Ulama telah bersepakat akan bolehnya memberi nama dengan nama mereka. (Syarhu Muslim oleh Imam Nawawi 8/437 dan lihat Maratibul Ijma’ hlm. 154-155)

Rasulullah shallallahu ‘alaihi wasallam sendiri menamakan salah seorang anaknya dengan nama Nabi, sebagaimana sabda beliau:

وُلِدَلِي اللَّيْلَةَ غُلاَمُ فَسَمَّيْتُهُ بِاسْمِ أَبِي إِبْرَاهِيْمَ

“Semalam telah lahir untukku seorang anak laki-laki, maka aku beri nama dengan nama moyangku, Ibrahim.” (HR Muslim dari Anas bin Malik radhiyallahu ‘anhu)
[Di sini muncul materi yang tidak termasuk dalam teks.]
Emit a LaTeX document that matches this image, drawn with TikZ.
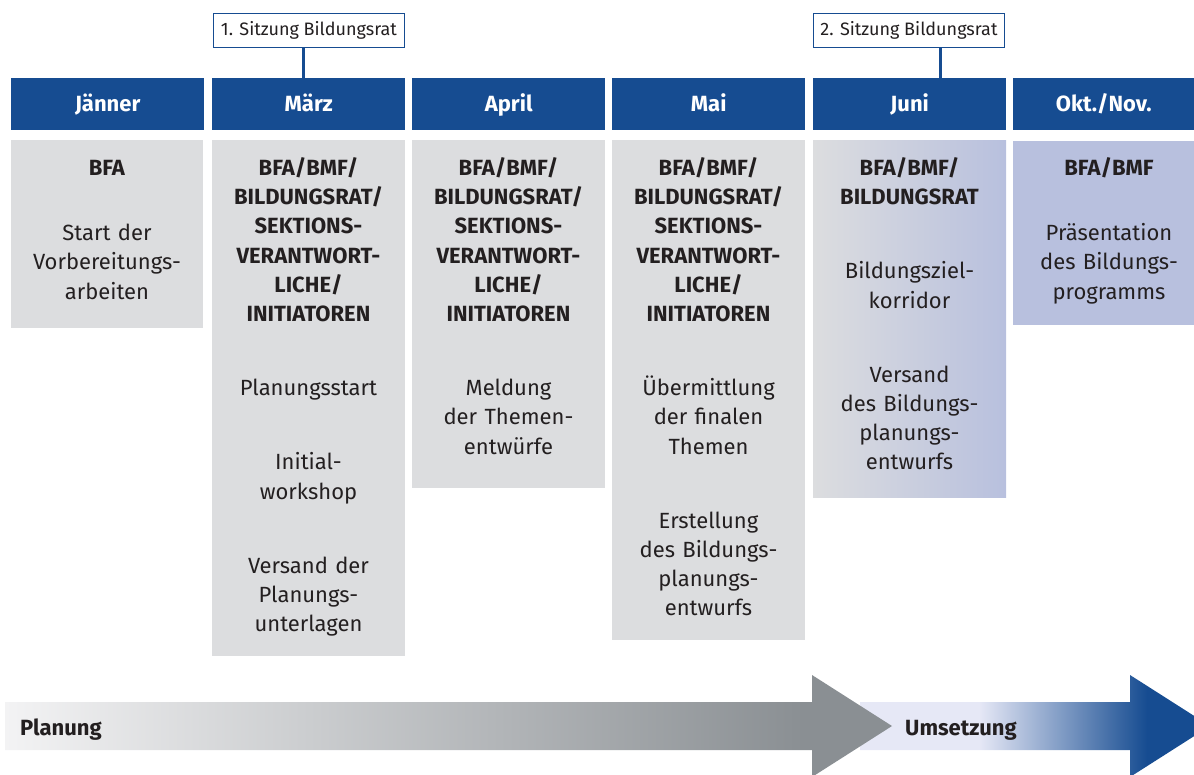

Yang paling afdhol dari nama para nabi adalah nama nabi kita Muhammad shallallahu ‘alaihi wasallam. Dalam hal ini beliau bersabda:

سَمُّوا بِاسْمِي وَلاَ تَكْتَنُوا بِكُنْيَتِي

“Namailah oleh kalian dengan namaku dan jangan berkunyah dengan kun-yahku.” (Hadits riwayat Al Bukhari 10/571-Fathul Bari, Muslim 14/359-Syarhun Nawawi, Abu Dawud 4965, Tirmidzi 2841, dll)


Nama-nama Orang Shalih

Al Mughirah bin Syu’bah radhiyallahu ‘anhu meriwayatkan dari Nabi shallallahu ‘alaihi wasallam, bahwasanya beliau bersabda:

إِنَّهُمْ كَانُوْا يُسَمُّوْنَ بِأَنْبِيَائِهِمْ وَالصَّالِحِيْنَ قَبْلَهُمْ

“Sesungguhnya mereka (umat-umat terdahulu) menamakan dengan nama para nabi mereka dan orang-orang shalih sebelum mereka.” (HR Muslim)

Nama-nama yang Sifatnya Benar

Nama anak dinilai mengandung sifat syar’i jika memenuhi dua syarat berikut ini:

Pertama, nama tersebut berasal dari bahasa Arab, sehingga tidak termasuk di dalamnya setiap nama ‘ajam (asing/non Arab), campuran, ataupun diserap ke dalam lisan Arab.

Kedua, nama tersebut baik maknanya secara bahasa dan syar’i, sehingga tidak boleh menamai dengan nama-nama yang mengandung unsur tazkiyyah (menganggap dirinya suci), celaan ataupun cercaan. Contoh nama yang mengandung tazkiyyah: Aflah (yang paling berhasil), Rabbah (yang paling beruntung), Yassar (yang paling mudah), Muthi’ah (perempuan yang taat). Contoh nama yang mengandung celaan: ‘Ashiyah (wanita yang bermaksiat).